SBI Profit Declines 6.9% Owing to Higher Provisions And Slower NII Growth

Hit by higher provisions and slower net interest income growth, the State Bank of India, which is the country’s largest lender, on Thursday reported a 6.93 percent year-on-year decline in standalone profit at Rs 5,196.22 crore for the quarter which ended in December 2020 from Rs 5,583.36 in the same period a year ago.

Net interest income, the difference between interest earned and interest expended, grew by 3.7 per cent year-on-year to Rs 28,819.94 crore in Q3 of FY21. NII in Q3 of last year was higher due to the recovery in the Essar Steel account. SBI Chairman Dinesh Khara said total stressed assets (slippages added with restructured accounts) will remain below Rs 60,000 crore this year as against Rs 41,000 crore as of December. The bank aims to control its credit costs this year, well below the 2 per cent guidance it had given previously, he said. The bank’s gross non-performing assets (NPA) as a percentage of gross advances at 4.77 per cent in December 2020 declined 51 bps sequentially and the net NPA at 1.23 per cent fell 36 bps on quarter on quarter basis. All segments of loan books reported decline in NPA with bad loans from corporate book down 35 bps and retail 62 bps. On proforma basis without reference to the Supreme Court interim order, the gross NPA would have been at 5.44 per cent and net NPA at 1.81 per cent in Q3FY21.

The fresh slippages were sharply lower at Rs 237 crore for the quarter ended December 2020, compared with Rs 3,085 crore in previous quarter, but proforma slippages for Q3FY21 were at Rs 2,073 crore and proforma slippages for 9 months at Rs 16,461 crore

The Supreme Court in September last year had directed that “the accounts which were not declared as NPA till August 2020 shall not be declared as NPA till further orders”. Accordingly, the bank has not declared any domestic loan account as NPA which was standard as on August 2020. Khara said the bank had seen some recoveries in sectors like textiles, aviation and airports, hotels and tourism. “We are confident that once we reach near-normal, we should start seeing demand from corporate borrowers,” he said.

According to SBI, provisions and contingencies increased significantly by 42.6 per cent year-on-year to Rs 10,342.39 crore in Q3 of FY21. It had proactively made an additional provision of Rs 6,247 crore as of December 2020 towards the possible impact of Covid pandemic. “The bank’s management is not expecting any significant impact on the bank’s liquidity or profitability,” it said. “Credit growth stood at 6.73 per cent, mainly driven by retail (personal) advances (15.47 per cent), SME (5.62 per cent) and corporate advances (2.23 per cent). Including the YoY growth in corporate bonds and commercial papers of Rs 44,161 crore, the loan book has grown by 8.16 per cent,” SBI said.
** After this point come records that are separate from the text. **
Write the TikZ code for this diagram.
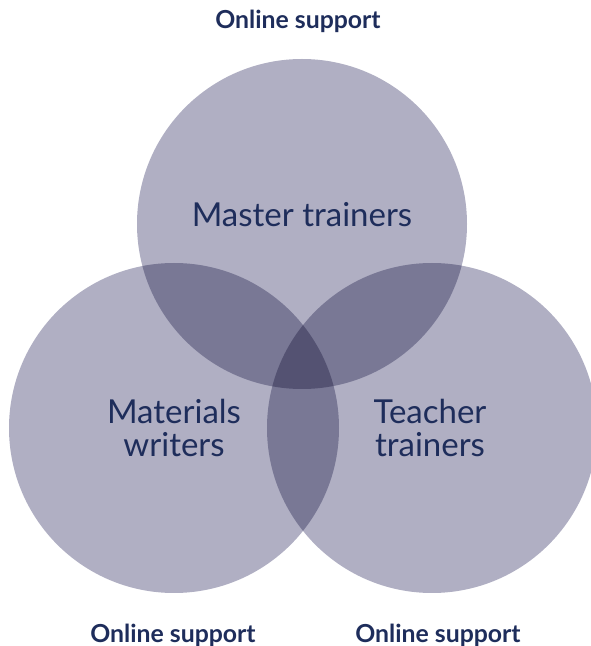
\documentclass[tikz,border=0pt]{standalone}
\usepackage{fontspec}
\setmainfont{Lato}
\definecolor{one}{RGB}{176,175,195}
\definecolor{two}{RGB}{121,120,149}
\definecolor{three}{RGB}{84,82,114}
\definecolor{navy}{RGB}{30,45,91}
\tikzset{
  lbl/.style={text=navy, font=\fontsize{33}{33}\selectfont, anchor=base, inner sep=0pt},
  sup/.style={text=navy, font=\fontsize{24.8}{24.8}\selectfont\bfseries, anchor=base, inner sep=0pt}
}
\begin{document}
\begin{tikzpicture}[x=1pt,y=1pt]
\useasboundingbox (0,0) rectangle (591,646);
\coordinate (T) at (302,422);
\coordinate (L) at (174,218);
\coordinate (R) at (432,218);
\def\rr{165}
% single
\fill[one] (T) circle (\rr);
\fill[one] (L) circle (\rr);
\fill[one] (R) circle (\rr);
% doubles
\begin{scope}
  \clip (T) circle (\rr);
  \fill[two] (L) circle (\rr);
  \fill[two] (R) circle (\rr);
\end{scope}
\begin{scope}
  \clip (L) circle (\rr);
  \fill[two] (R) circle (\rr);
\end{scope}
% triple
\begin{scope}
  \clip (T) circle (\rr);
  \clip (L) circle (\rr);
  \fill[three] (R) circle (\rr);
\end{scope}
% labels
\node[lbl] (mt) at (302,419) {Master trainers};
\node[lbl] (mw1) at (174,222) {Materials};
\node[lbl] (mw2) at (174,189) {writers};
\node[lbl] (tt1) at (430,222) {Teacher};
\node[lbl] (tt2) at (430,189) {trainers};
\node[sup] (os1) at (298,617) {Online support};
\node[sup] (os2) at (173,4) {Online support};
\node[sup] (os3) at (438,4) {Online support};
\end{tikzpicture}
\end{document}
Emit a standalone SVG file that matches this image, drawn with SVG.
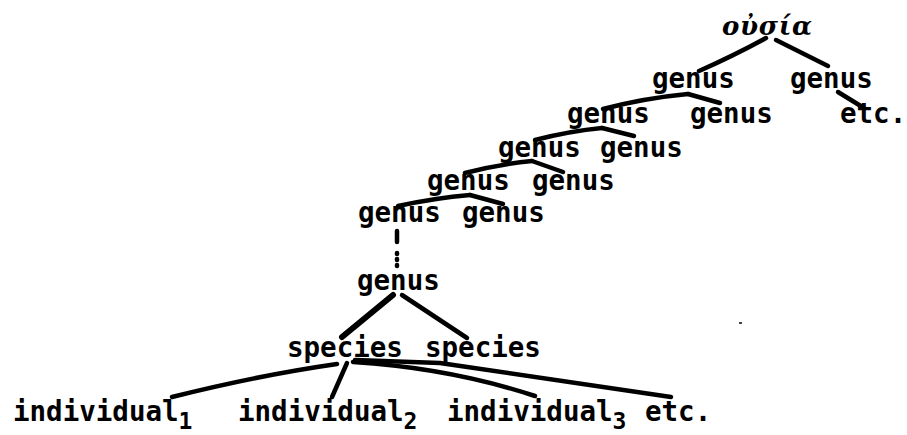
<svg xmlns="http://www.w3.org/2000/svg" width="907" height="435" viewBox="0 0 907 435">
<style>
text{font-family:"DejaVu Sans Mono","Liberation Mono",monospace;font-weight:bold;font-size:27.5px;fill:#000}
.gk{font-family:"DejaVu Serif","Liberation Serif",serif;font-style:italic;font-size:26px}
.sub{font-size:23px}
#connectors path{fill:none;stroke:#000;stroke-width:4.5;stroke-linecap:round;stroke-linejoin:round}
#connectors .thick{stroke-width:6}
</style>
<rect width="907" height="435" fill="#fff"/>
<g id="connectors">
<path d="M766 38 Q735 55 699 71"/>
<path d="M776 40 L828 66"/>
<path d="M838 92 L864 108"/>
<path d="M688 94 Q645 98 603 109"/>
<path d="M688 94 L720 103"/>
<path d="M602 128 Q570 131 535 140"/>
<path d="M602 128 L634 136"/>
<path d="M532 161 Q500 164 465 173"/>
<path d="M532 161 L563 172"/>
<path d="M470 195 Q435 198 398 206"/>
<path d="M470 195 L503 204"/>
<path d="M397 231 L397 242"/>
<path d="M397 253 L397 254"/>
<path d="M397 259 L397 260"/>
<path d="M397 265 L397 266"/>
<path class="thick" d="M393 295 L342 337"/>
<path d="M402 295 L467 338"/>
<path d="M337 364 Q260 375 172 397"/>
<path d="M347 363 L332 397"/>
<path d="M353 362 Q450 368 535 396"/>
<path d="M355 360 L440 363 L671 397"/>
</g>
<g id="ousia"><text class="gk" x="722" y="35" textLength="90">οὐσία</text></g>
<g id="genus-1a"><text x="652" y="88">genus</text></g>
<g id="genus-1b"><text x="790" y="88">genus</text></g>
<g id="genus-2a"><text x="567" y="123">genus</text></g>
<g id="genus-2b"><text x="690" y="123">genus</text></g>
<g id="etc-2"><text x="840" y="123">etc.</text></g>
<g id="genus-3a"><text x="498" y="157">genus</text></g>
<g id="genus-3b"><text x="600" y="157">genus</text></g>
<g id="genus-4a"><text x="427" y="190">genus</text></g>
<g id="genus-4b"><text x="532" y="190">genus</text></g>
<g id="genus-5a"><text x="358" y="222">genus</text></g>
<g id="genus-5b"><text x="462" y="222">genus</text></g>
<g id="genus-6"><text x="357" y="290">genus</text></g>
<g id="species-1"><text x="287" y="357">species</text></g>
<g id="species-2"><text x="425" y="357">species</text></g>
<g id="individual-1"><text x="13" y="421">individual<tspan class="sub" dy="8">1</tspan></text></g>
<g id="individual-2"><text x="238" y="421">individual<tspan class="sub" dy="8">2</tspan></text></g>
<g id="individual-3"><text x="447" y="421">individual<tspan class="sub" dy="8">3</tspan></text></g>
<g id="etc-bottom"><text x="645" y="421">etc.</text></g>
<rect x="739" y="322" width="3" height="2" fill="#444"/>
</svg>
Total deposits grew at 13.64 per cent on a year-on-year basis, out of which current account deposit grew by 11.33 per cent, while saving bank deposits rose by 15.99 per cent, the bank said. The net interest margin remained stable at 3.12 per cent sequentially, but contracted 21 bps year-on-year. The fresh slippages were sharply lower at Rs 237 crore for the quarter ended December 2020, compared with Rs 3,085 crore in previous quarter, but proforma slippages for Q3FY21 were at Rs 2,073 crore and proforma slippages for 9 months at Rs 16,461 crore.